● **Records**:
————

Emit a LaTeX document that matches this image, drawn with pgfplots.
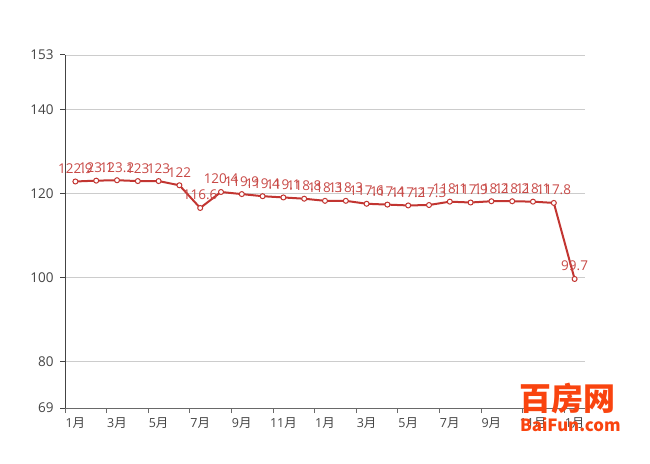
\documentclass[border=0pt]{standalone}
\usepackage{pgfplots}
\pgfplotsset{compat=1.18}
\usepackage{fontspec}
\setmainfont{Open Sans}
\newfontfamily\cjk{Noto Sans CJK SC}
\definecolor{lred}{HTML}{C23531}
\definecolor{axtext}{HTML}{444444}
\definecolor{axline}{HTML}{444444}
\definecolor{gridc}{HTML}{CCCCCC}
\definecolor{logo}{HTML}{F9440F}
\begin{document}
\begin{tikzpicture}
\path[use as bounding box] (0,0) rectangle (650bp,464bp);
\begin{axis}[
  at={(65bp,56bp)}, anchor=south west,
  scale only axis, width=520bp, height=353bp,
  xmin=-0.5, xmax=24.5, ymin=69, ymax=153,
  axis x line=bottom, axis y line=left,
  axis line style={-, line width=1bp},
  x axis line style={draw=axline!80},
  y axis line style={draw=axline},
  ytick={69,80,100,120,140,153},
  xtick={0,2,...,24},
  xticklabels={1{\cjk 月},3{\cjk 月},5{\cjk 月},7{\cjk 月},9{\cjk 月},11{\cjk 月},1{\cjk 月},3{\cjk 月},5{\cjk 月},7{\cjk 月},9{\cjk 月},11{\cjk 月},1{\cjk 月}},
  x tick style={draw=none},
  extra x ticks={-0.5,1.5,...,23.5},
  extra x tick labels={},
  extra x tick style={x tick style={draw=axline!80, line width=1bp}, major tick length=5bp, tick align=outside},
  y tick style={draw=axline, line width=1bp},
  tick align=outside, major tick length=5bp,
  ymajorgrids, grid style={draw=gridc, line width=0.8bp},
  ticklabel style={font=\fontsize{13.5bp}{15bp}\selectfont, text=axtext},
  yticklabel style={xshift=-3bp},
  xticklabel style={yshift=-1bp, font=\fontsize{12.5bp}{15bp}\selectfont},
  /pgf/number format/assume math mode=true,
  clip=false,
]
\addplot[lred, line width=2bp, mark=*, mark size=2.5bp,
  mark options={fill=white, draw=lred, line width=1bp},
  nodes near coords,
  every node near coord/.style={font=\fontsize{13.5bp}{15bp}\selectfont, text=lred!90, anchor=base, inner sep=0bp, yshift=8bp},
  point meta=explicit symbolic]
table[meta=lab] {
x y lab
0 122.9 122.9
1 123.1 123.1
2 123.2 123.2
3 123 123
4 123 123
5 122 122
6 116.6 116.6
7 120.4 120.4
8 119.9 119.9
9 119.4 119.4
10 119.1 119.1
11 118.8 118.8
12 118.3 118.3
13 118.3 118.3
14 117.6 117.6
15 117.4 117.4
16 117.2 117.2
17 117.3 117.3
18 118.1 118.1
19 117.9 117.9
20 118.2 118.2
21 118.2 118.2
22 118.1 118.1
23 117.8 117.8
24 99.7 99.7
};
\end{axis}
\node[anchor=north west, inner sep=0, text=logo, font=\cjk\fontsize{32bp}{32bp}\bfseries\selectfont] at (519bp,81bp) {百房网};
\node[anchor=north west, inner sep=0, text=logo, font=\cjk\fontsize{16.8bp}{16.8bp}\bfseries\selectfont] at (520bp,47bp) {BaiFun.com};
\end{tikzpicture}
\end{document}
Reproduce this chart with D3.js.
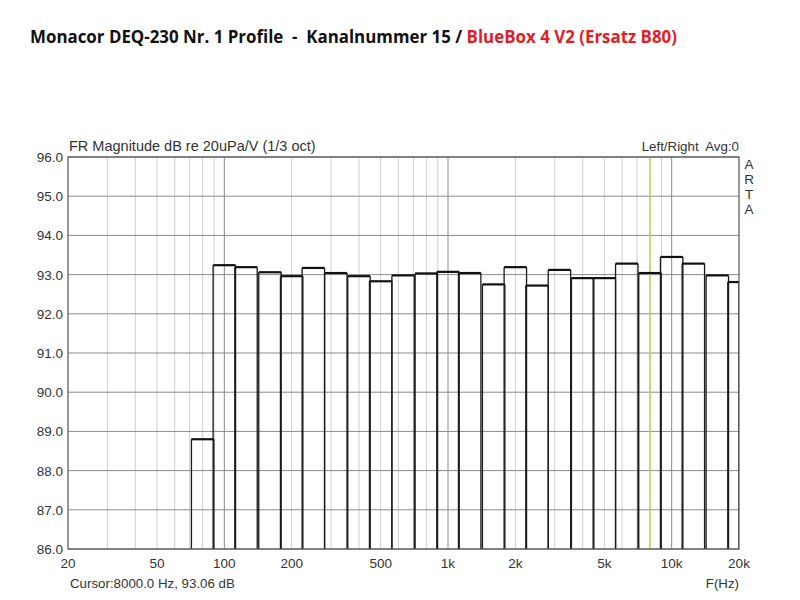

————

Copy every line of the listing where the word "with" appears.

● **Exercise answer**:
Emit a LaTeX document that matches this image, drawn with pgfplots.
Reproduce this chart with D3.js.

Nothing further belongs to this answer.